Si la mirada del agricultor se concentra en lo cercano, la del marinero tiende a lo lejano, al horizonte, para observar el movimiento de las nubes y para intuir los cambios del viento. Así lo hacía Pedro de Betsaida cuando era pescador en Galilea, y así continúan haciendo sus sucesores para interpretar los signos de los tiempos y, en la medida de lo posible, avizorar el futuro.
En su discurso de felicitación de Navidad, Francisco recordó a la Curia vaticana que «no estamos viviendo simplemente una época de cambios, sino un cambio de época», en la que, para mayor desconcierto, «los cambios ya no son lineales, sino de profunda transformación».
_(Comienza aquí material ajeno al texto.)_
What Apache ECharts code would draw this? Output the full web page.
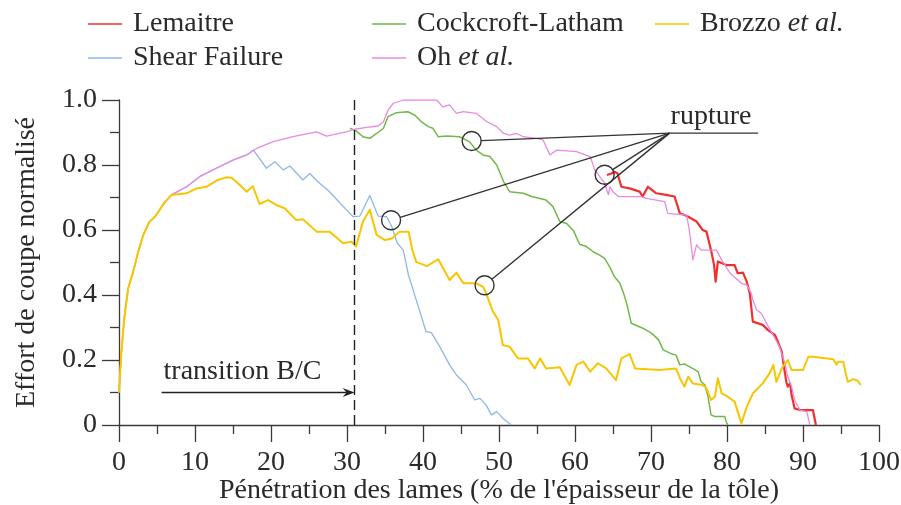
<!DOCTYPE html>
<html>
<head>
<meta charset="utf-8">
<script src="https://cdn.jsdelivr.net/npm/echarts@6/dist/echarts.min.js"></script>
<style>
  html, body { margin: 0; padding: 0; background: #fff; }
  #chart { width: 901px; height: 505px; }
</style>
</head>
<body>
<div id="chart"></div>
<script>
// ---- data: blade penetration (%) vs normalised cutting force ----
const lemaitre = [[64.2,0.769],[64.8,0.774],[65.2,0.779],[65.6,0.774],[66.1,0.733],[67.2,0.728],[68.5,0.718],[68.9,0.703],[69.6,0.733],[70.7,0.713],[72.0,0.708],[73.1,0.703],[73.8,0.651],[74.4,0.646],[74.9,0.641],[76.0,0.626],[76.8,0.6],[77.3,0.595],[77.9,0.538],[78.3,0.492],[78.5,0.441],[78.8,0.503],[79.9,0.492],[81.0,0.492],[81.4,0.467],[82.1,0.469],[82.6,0.441],[83.0,0.405],[83.4,0.318],[83.6,0.313],[84.7,0.308],[85.4,0.292],[86.3,0.277],[86.7,0.256],[87.2,0.226],[87.5,0.179],[87.8,0.133],[88.0,0.118],[88.3,0.128],[88.5,0.092],[88.9,0.051],[89.6,0.046],[91.3,0.046],[91.7,0.0]];

const shearFailure = [[0,0.1],[0.3,0.22],[0.7,0.33],[1.2,0.42],[1.9,0.475],[2.5,0.53],[3.2,0.585],[4.0,0.625],[4.7,0.64],[5.3,0.66],[6.0,0.685],[6.9,0.708],[8.9,0.733],[10.6,0.764],[12.8,0.79],[15.0,0.815],[16.8,0.831],[17.7,0.846],[19.4,0.79],[20.5,0.81],[21.6,0.785],[22.5,0.797],[24.2,0.754],[25.1,0.774],[26.4,0.744],[27.6,0.72],[28.8,0.69],[29.8,0.665],[30.8,0.641],[31.7,0.643],[33.0,0.706],[34.1,0.643],[35.2,0.641],[35.9,0.61],[36.6,0.56],[37.4,0.538],[38.1,0.46],[38.3,0.446],[39.1,0.385],[39.8,0.333],[40.4,0.287],[41.1,0.284],[42.2,0.241],[43.5,0.185],[44.4,0.154],[45.7,0.123],[46.8,0.077],[47.5,0.082],[48.3,0.062],[49.0,0.031],[49.7,0.041],[50.5,0.021],[51.6,0.0]];

const cockcroftLatham = [[30.4,0.913],[31.2,0.905],[32.1,0.887],[33.0,0.882],[33.9,0.897],[34.8,0.913],[35.4,0.949],[36.5,0.961],[38.0,0.964],[38.9,0.954],[39.8,0.933],[40.7,0.918],[41.3,0.913],[42.0,0.887],[43.1,0.889],[44.8,0.887],[46.1,0.872],[47.0,0.846],[47.9,0.831],[48.8,0.826],[49.7,0.8],[50.6,0.749],[51.4,0.718],[53.2,0.713],[54.3,0.703],[56.2,0.692],[57.1,0.672],[58.0,0.626],[58.9,0.62],[59.8,0.598],[60.6,0.556],[61.5,0.549],[62.4,0.533],[63.3,0.522],[63.9,0.513],[64.6,0.485],[65.2,0.456],[65.9,0.436],[66.4,0.405],[66.8,0.374],[67.4,0.313],[69.0,0.297],[70.1,0.282],[71.0,0.262],[71.6,0.231],[72.5,0.221],[73.3,0.215],[73.8,0.185],[74.4,0.188],[75.1,0.179],[76.2,0.164],[76.6,0.133],[77.1,0.123],[77.5,0.087],[77.9,0.031],[78.4,0.026],[79.7,0.026],[79.9,0.01],[80.1,0.0]];

const brozzo = [[0,0.1],[0.3,0.22],[0.7,0.33],[1.2,0.42],[1.9,0.475],[2.5,0.53],[3.2,0.585],[4.0,0.625],[4.7,0.64],[5.3,0.66],[6.0,0.685],[6.9,0.708],[8.9,0.713],[10.2,0.728],[11.5,0.733],[13.0,0.754],[14.1,0.762],[14.8,0.761],[15.4,0.749],[16.8,0.718],[17.6,0.735],[18.5,0.68],[19.6,0.692],[20.7,0.677],[21.8,0.667],[23.3,0.631],[24.2,0.633],[26.0,0.595],[27.7,0.595],[29.5,0.559],[30.6,0.564],[31.2,0.549],[32.1,0.626],[33.0,0.662],[33.9,0.585],[35.0,0.569],[35.9,0.574],[36.9,0.595],[38.1,0.595],[38.6,0.538],[39.1,0.502],[40.5,0.489],[42.0,0.51],[43.5,0.446],[44.4,0.469],[45.3,0.436],[47.0,0.436],[47.9,0.426],[48.3,0.405],[49.2,0.349],[49.9,0.323],[50.5,0.246],[51.4,0.241],[52.5,0.205],[53.8,0.205],[54.7,0.174],[55.4,0.205],[56.2,0.174],[58.0,0.178],[59.3,0.123],[60.2,0.185],[61.1,0.195],[62.0,0.164],[63.0,0.19],[64.1,0.174],[65.4,0.138],[66.1,0.205],[67.2,0.218],[67.9,0.174],[71.1,0.169],[73.3,0.174],[73.8,0.144],[74.4,0.118],[74.9,0.149],[75.5,0.128],[76.8,0.123],[77.3,0.113],[77.9,0.077],[78.4,0.087],[78.8,0.144],[79.3,0.097],[80.1,0.087],[81.0,0.072],[81.9,0.005],[82.6,0.056],[83.4,0.097],[84.7,0.128],[85.6,0.159],[86.1,0.185],[86.5,0.133],[87.2,0.174],[88.0,0.2],[88.5,0.169],[90.0,0.169],[90.7,0.21],[91.3,0.21],[94.0,0.202],[94.4,0.185],[94.6,0.195],[95.3,0.195],[95.6,0.161],[95.9,0.133],[96.6,0.141],[97.2,0.136],[97.6,0.123]];

const ohEtAl = [[0,0.1],[0.3,0.22],[0.7,0.33],[1.2,0.42],[1.9,0.475],[2.5,0.53],[3.2,0.585],[4.0,0.625],[4.7,0.64],[5.3,0.66],[6.0,0.685],[6.9,0.708],[8.9,0.733],[10.6,0.764],[12.8,0.79],[15.0,0.815],[16.8,0.831],[18.1,0.851],[20.3,0.872],[22.9,0.887],[26.0,0.902],[27.3,0.889],[29.9,0.902],[31.0,0.91],[32.6,0.916],[34.1,0.92],[34.8,0.933],[35.4,0.969],[36.1,0.99],[37.4,1.0],[41.8,1.0],[42.6,0.979],[43.5,0.985],[44.4,0.959],[45.3,0.964],[47.0,0.959],[48.4,0.933],[49.7,0.918],[50.6,0.897],[51.4,0.892],[52.3,0.897],[53.2,0.887],[54.9,0.882],[55.8,0.877],[56.7,0.831],[57.6,0.846],[60.2,0.841],[62.0,0.826],[62.6,0.785],[63.9,0.744],[64.4,0.708],[64.6,0.733],[65.0,0.718],[65.7,0.703],[68.7,0.703],[69.4,0.697],[71.8,0.687],[72.2,0.651],[74.7,0.646],[75.1,0.59],[75.5,0.508],[76.0,0.554],[76.6,0.538],[78.6,0.538],[79.3,0.508],[80.4,0.467],[81.2,0.451],[81.9,0.436],[82.6,0.431],[83.2,0.405],[83.4,0.385],[83.9,0.354],[84.5,0.344],[85.2,0.313],[86.3,0.267],[86.9,0.241],[87.6,0.19],[88.0,0.149],[88.5,0.118],[88.9,0.077],[89.6,0.046],[90.5,0.041],[90.9,0.0]];

// points where each criterion predicts fracture (circled)
const ruptureMarks = [[46.4,0.874],[63.9,0.77],[35.8,0.63],[48.1,0.43]];
const ruptureHub = [72.45, 0.898];
const ruptureUnderlineEnd = 84.1;
const transitionX = 31.0;
const transitionArrowStart = 5.6;
const transitionY = 0.1;

const xTicks = { min: 0, max: 100, interval: 10 };
const yTicks = { min: 0, max: 1, interval: 0.2 };

// ---- styling ----
const FONT = '"Liberation Serif", "Times New Roman", serif';
const FS = 28;
const INK = '#2a2a2a';
const AXIS = '#3a3a3a';
const C = {
  lemaitre: '#f0302e',
  shear: '#90b6ea',
  cockcroft: '#72b84a',
  brozzo: '#f7c600',
  oh: '#e98ae0'
};

const chart = echarts.init(document.getElementById('chart'), null, { renderer: 'canvas' });

const legendText = {
  fontFamily: FONT, fontSize: FS, color: INK, lineHeight: 27,
  rich: {
    n: { fontFamily: FONT, fontSize: FS, color: INK, lineHeight: 27, padding: [0, 0, 0, 6] },
    it: { fontFamily: FONT, fontSize: FS, fontStyle: 'italic', color: INK, lineHeight: 27 }
  }
};
const legendFormatter = name => {
  const m = name.match(/^(.*?)\s*et al\.$/);
  return m ? '{n|' + m[1] + ' }{it|et al.}' : '{n|' + name + '}';
};
const legendBase = {
  orient: 'vertical', top: 10, itemWidth: 34, itemHeight: 1.6, itemGap: 6,
  icon: 'rect', textStyle: legendText, formatter: legendFormatter,
  selectedMode: false, padding: 0
};

function lineSeries(name, data, color, width, z) {
  return {
    name, type: 'line', data, color, z,
    showSymbol: false, symbol: 'none', smooth: false,
    lineStyle: { color, width, join: 'round' },
    emphasis: { disabled: true }, silent: true
  };
}

const axisCommon = {
  axisLine: { show: true, lineStyle: { color: AXIS, width: 1.3 } },
  axisTick: { show: true, inside: false, length: 17, lineStyle: { color: AXIS, width: 1.3 } },
  minorTick: { show: true, splitNumber: 2, length: 9, lineStyle: { color: AXIS, width: 1.3 } },
  splitLine: { show: false },
  nameMoveOverlap: false,
  nameTextStyle: { fontFamily: FONT, fontSize: FS, color: INK }
};

const ohSeries = lineSeries('Oh et al.', ohEtAl, C.oh, 1.3, 3);
ohSeries.markLine = {
  silent: true, symbol: 'none', animation: false,
  label: { show: false },
  lineStyle: { color: '#222', width: 1.4, type: [10, 5] },
  data: [{ xAxis: transitionX }]
};

chart.setOption({
  animation: false,
  backgroundColor: '#ffffff',
  grid: { left: 119, right: 22, top: 100, bottom: 80, containLabel: false, outerBoundsMode: 'none' },
  legend: [
    Object.assign({ left: 88, data: ['Lemaitre', 'Shear Failure'] }, legendBase),
    Object.assign({ left: 372, data: ['Cockcroft-Latham', 'Oh et al.'] }, legendBase),
    Object.assign({ left: 655, data: ['Brozzo et al.'] }, legendBase)
  ],
  xAxis: Object.assign({
    type: 'value', min: xTicks.min, max: xTicks.max, interval: xTicks.interval,
    name: "Pénétration des lames (% de l'épaisseur de la tôle)",
    nameLocation: 'middle', nameGap: 52,
    axisLabel: { fontFamily: FONT, fontSize: FS, color: INK, margin: 24 }
  }, axisCommon),
  yAxis: Object.assign({
    type: 'value', min: yTicks.min, max: yTicks.max, interval: yTicks.interval,
    name: 'Effort de coupe normalisé',
    nameLocation: 'middle', nameGap: 78,
    axisLabel: {
      fontFamily: FONT, fontSize: FS, color: INK, margin: 22,
      formatter: v => (v === 0 ? '0' : v.toFixed(1))
    }
  }, axisCommon),
  series: [
    lineSeries('Lemaitre', lemaitre, C.lemaitre, 2.2, 2),
    lineSeries('Shear Failure', shearFailure, C.shear, 1.3, 2),
    lineSeries('Cockcroft-Latham', cockcroftLatham, C.cockcroft, 1.5, 2),
    lineSeries('Brozzo et al.', brozzo, C.brozzo, 2.0, 4),
    ohSeries
  ]
});

// ---- annotations placed through the grid's coordinate system ----
function toPx(p) { return chart.convertToPixel({ gridIndex: 0 }, p); }

const R = 9.5;
const stroke = { stroke: '#333', lineWidth: 1.4, fill: null };
const hub = toPx(ruptureHub);
const hubEnd = toPx([ruptureUnderlineEnd, ruptureHub[1]]);
const graphics = [];

ruptureMarks.forEach(m => {
  const c = toPx(m);
  const dx = hub[0] - c[0], dy = hub[1] - c[1];
  const len = Math.hypot(dx, dy);
  const s = [c[0] + R * dx / len, c[1] + R * dy / len];
  graphics.push({ type: 'circle', z: 100, shape: { cx: c[0], cy: c[1], r: R }, style: Object.assign({}, stroke) });
  graphics.push({ type: 'line', z: 100, shape: { x1: s[0], y1: s[1], x2: hub[0], y2: hub[1] }, style: Object.assign({}, stroke) });
});
graphics.push({ type: 'line', z: 100, shape: { x1: hub[0], y1: hub[1], x2: hubEnd[0], y2: hubEnd[1] }, style: Object.assign({}, stroke) });
graphics.push({
  type: 'text', z: 100, x: hub[0] + 1, y: hub[1] - 3,
  style: { text: 'rupture', font: FS + 'px ' + FONT, fill: INK, align: 'left', verticalAlign: 'bottom' }
});

const a0 = toPx([transitionArrowStart, transitionY]);
const a1 = toPx([transitionX, transitionY]);
graphics.push({ type: 'line', z: 100, shape: { x1: a0[0], y1: a0[1], x2: a1[0] - 4, y2: a1[1] }, style: { stroke: '#222', lineWidth: 1.4 } });
graphics.push({
  type: 'polygon', z: 100,
  shape: { points: [[a1[0], a1[1]], [a1[0] - 12, a1[1] - 4.5], [a1[0] - 8, a1[1]], [a1[0] - 12, a1[1] + 4.5]] },
  style: { fill: '#222' }
});
graphics.push({
  type: 'text', z: 100, x: a0[0] + 2, y: a1[1] - 7,
  style: { text: 'transition B/C', font: FS + 'px ' + FONT, fill: INK, align: 'left', verticalAlign: 'bottom' }
});

chart.setOption({ graphic: graphics });
</script>
</body>
</html>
En los últimos años, la Pontificia Academia de las Ciencias y la Pontificia Academia de las Ciencias Sociales —que cuentan con numerosos premios Nobel—, no solo han ayudado a la Iglesia a entender el presente, sino que estudian fenómenos que cambiarán nuestro futuro. Como la explosión del big data, la inteligencia artificial, las posibilidades terapéuticas de las células madre, la robótica o el transhumanismo.
La globalización y la revolución digital han cambiado el modo de trabajar de muchísimas personas, e incluso el modo de percibir la realidad a través del torbellino de las redes sociales. Los síntomas de inquietud, individualismo y ansiedad saltan a la vista.
El Papa se ocupa de los problemas del presente pero también de construir cimientos para la evangelización del mañana. A lo largo de 20 siglos, el cristianismo ha recorrido caminos rocosos, polvorientos y fangosos. Hoy parece atravesar una y otra vez terrenos de arenas movedizas, que continuarán siendo frecuentes hasta que termine el cambio de época.
La fórmula de Francisco para abordar los problemas del presente y del futuro es la misma: vivir el cristianismo joven del Evangelio y los Hechos de los Apóstoles, centrado en las personas que tenemos alrededor, mirando continuamente a Jesús y escuchando atentamente al Espíritu Santo.
Por eso anima a aprovechar las estructuras materiales y organizativas que sigan siendo útiles, pero sin dejarse paralizar por lastres. Y sin aferrarse a actividades o esquemas que impulsaron la evangelización en el segundo milenio pero se han vuelto contraproducentes en el tercero.
Acabamos de entrar en los años 20 del siglo XXI. A algunos les parecen locos, como los del siglo XX. Pero, entre todos, podemos hacerlos felices.